So far 703 km of National Highways have been constructed with use of waste plastic in “wearing coat of flexible pavement”, the Parliament was told on Thursday. Union Road Transport and Highways Minister Nitin Gadkari told the Lok Sabha, in a written reply, that the ministry has issued guidelines for mandatory use of waste plastic in periodic renewal with hot mixes and in wearing coat of service road on national highways within 50km periphery of an urban area having population of more than 5 lakhs.
Use of plastic waste in construction of road protects the environment from adverse impact of waste plastic. Plastic roads consist of 6-8 per cent plastic, while 92-94 per cent is bitumen.
In 2016, Gadkari had announced the usage of plastic waste in road construction in 2016. Since then, plastic waste has been used in constructing roads in 11 states. According to the Central Pollution Control Board (CPCB) report, as much as 3.3 million metric tonnes of plastic waste was generated in India, which is approximately 9,200 tonnes a day (TPD), in 2018-19.
The report stated that the total municipal solid waste generation is 55-65 million tonnes and out of it, plastic waste is approximately 5-6 per cent.
To regulate use of plastic, the Union Ministry of Environment, Forests and Climate Change came up with draft Plastic Waste Management Rules, 2021, which proposes a ban on the manufacture, import, stocking, distribution, sale, and use of specific single-use plastic from January 1, 2022.

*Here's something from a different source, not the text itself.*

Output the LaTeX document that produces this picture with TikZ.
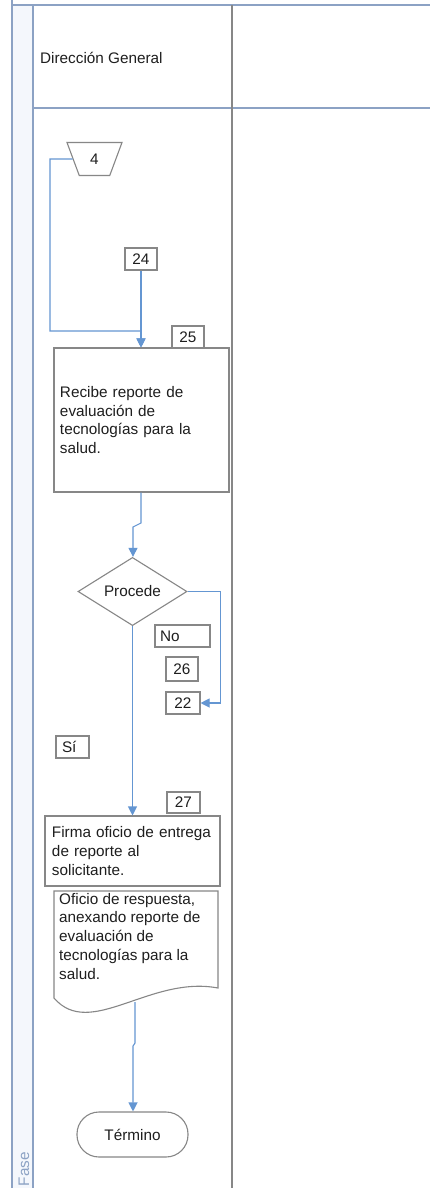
\documentclass[tikz,border=0pt]{standalone}
\usepackage{fontspec}
\setmainfont{Liberation Sans}
\usetikzlibrary{shapes.geometric,arrows.meta,calc}
\definecolor{frameblue}{RGB}{140,162,196}
\definecolor{boxgray}{RGB}{135,135,135}
\definecolor{flowblue}{RGB}{100,150,210}
\definecolor{txt}{RGB}{30,30,30}
\definecolor{strip}{RGB}{244,247,252}
\newcommand\dgf{\fontsize{15.3bp}{18.7bp}\selectfont}
\begin{document}
\begin{tikzpicture}[x=1bp,y=-1bp,
 every node/.style={font=\dgf, text=txt},
 frameline/.style={draw=frameblue, line width=1.5bp},
 divline/.style={draw=boxgray, line width=1.3bp},
 procbox/.style={draw=boxgray, line width=1.1bp, rectangle, align=left, inner ysep=0pt},
 lblbox/.style={draw=boxgray, line width=1.1bp, rectangle, inner sep=0pt, align=center},
 flow/.style={draw=flowblue, line width=1.1bp, -{Triangle[length=9bp,width=9bp]}},
 flowplain/.style={draw=flowblue, line width=1.1bp},
]
% canvas
\fill[white] (0,0) rectangle (430,1188);
\useasboundingbox (0,0) rectangle (430,1188);
\fill[strip] (12,5) rectangle (33,1188);
% frame
\draw[frameline] (12,0) -- (12,1188);
\draw[frameline] (33,5) -- (33,1188);
\draw[frameline] (12,5) -- (430,5);
\draw[frameline] (33,108) -- (430,108);
\draw[divline] (232,5) -- (232,1188);

\node[anchor=west, inner sep=0pt] (lane) at (40,58) {Dirección General};
\node[rotate=90, inner sep=0pt, text=frameblue] (fase) at (24,1169) {Fase};

% shapes
\node[draw=boxgray, line width=1.1bp, trapezium, shape border rotate=180,
      trapezium left angle=72, trapezium right angle=72, trapezium stretches=true,
      minimum width=55bp, minimum height=33bp, inner sep=0pt] (t4) at (94.5,159) {4};
\node[lblbox, minimum width=32bp, minimum height=22bp] (n24) at (141,259) {24};
\node[lblbox, minimum width=32bp, minimum height=22bp] (n25) at (188,337) {25};
\node[procbox, text width=163bp, inner xsep=6bp, minimum height=144bp] (b25) at (141.5,420)
  {Recibe reporte de\\evaluación de\\tecnologías para la\\salud.};
\node[draw=boxgray, line width=1.1bp, diamond, minimum width=109bp, minimum height=65bp,
      inner sep=0pt] (dec) at (132.5,591.5) {Procede};
\node[lblbox, text width=45bp, inner xsep=5bp, align=left, minimum height=22bp] (nno) at (182.5,636) {No};
\node[lblbox, minimum width=32bp, minimum height=24bp] (n26) at (182,669) {26};
\node[lblbox, minimum width=34bp, minimum height=22bp] (n22) at (183,703) {22};
\node[lblbox, text width=21bp, inner xsep=6bp, align=left, minimum height=22bp] (nsi) at (72.5,747) {Sí};
\node[lblbox, minimum width=33bp, minimum height=21bp] (n27) at (183.5,802.5) {27};
\node[procbox, text width=161bp, inner xsep=7bp, minimum height=70bp] (b27) at (132.5,851)
  {Firma oficio de entrega\\de reporte al\\solicitante.};
% document
\draw[draw=boxgray, line width=1.1bp] (54,891) -- (218,891) -- (218,988)
  .. controls (150,975) and (90,1040) .. (54,998) -- cycle;
\node[anchor=north west, inner sep=0pt, align=left] (doc) at (59,893)
  {Oficio de respuesta,\\anexando reporte de\\evaluación de\\tecnologías para la\\salud.};
\node[draw=boxgray, line width=1.1bp, rectangle, rounded corners=22bp,
      minimum width=111bp, minimum height=45bp, inner sep=0pt] (term) at (132.5,1134.5) {Término};

% connectors
\coordinate (c1) at (50,159);
\coordinate (c2) at (50,331);
\coordinate (c3) at (141,331);
\draw[flowplain] (t4) -- (c1) -- (c2) -- (c3);
\draw[flow] (c3) -- (c3 |- b25.north);
\draw[flow] (n24) -- (n24 |- b25.north);
\coordinate (j1) at (141,523);
\coordinate (j2) at (133,527);
\draw[flow] (b25.south -| j1) -- (j1) -- (j2) -- (j2 |- dec.north);
\draw[flow] (dec.east) -| ($(n22.east)+(20,0)$) -- (n22.east);
\draw[flow] (dec.south) -- (dec.south |- b27.north);
\coordinate (d1) at (135,1002);
\coordinate (d2) at (135,1043);
\coordinate (d3) at (133,1046);
\draw[flow] (d1) -- (d2) -- (d3) -- (d3 |- term.north);
\end{tikzpicture}
\end{document}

Specific single-use of plastic include plastic sticks for balloons, candy sticks, ice-cream sticks, plastic flags, and thermocol. Union minister Nitin Gadkari recently said national highways construction has seen sharp rise during the COVID-19 pandemic restriction period. The road transport and highways minister further said in 2020-21, the highways construction pace reached 36.5 km/day, the highest-ever construction speed for national highways. In a series of tweets, Gadkari said India also created a world record by constructing a 2.5 km four-lane concrete road in just 24 hours, and 26-km single-lane bitumen road in just 21 hours.
He said special efforts have been made to sustain this speed of construction, which includes support to contractors, relaxation in contract provisions, direct payment to sub-contractors and food and medical facilities to on-site workers. To ensure quality control in these projects, construction is being carried out as per highest Indian Roads Congress (IRC) standards and Ministry of Road Transport and Highways (MoRTH) specifications. He also said a quality control zone has been set up to update policy guidelines as well as examine and issue directions for system improvement on quality.
A total of 2,284 kilometres of national highways were constructed during the April-June period, an increase of 25.28 per cent compared to the year-ago period, despite the second COVID wave-induced lockdowns in most parts of the country, Road Transport and Highways Minister Nitin Gadkari said on Monday.
In April-June period of 2020, a total of 1,823 kilometres of national highways were constructed. This was also the time when there was a national lockdown to curb the spreading of coronavirus infections.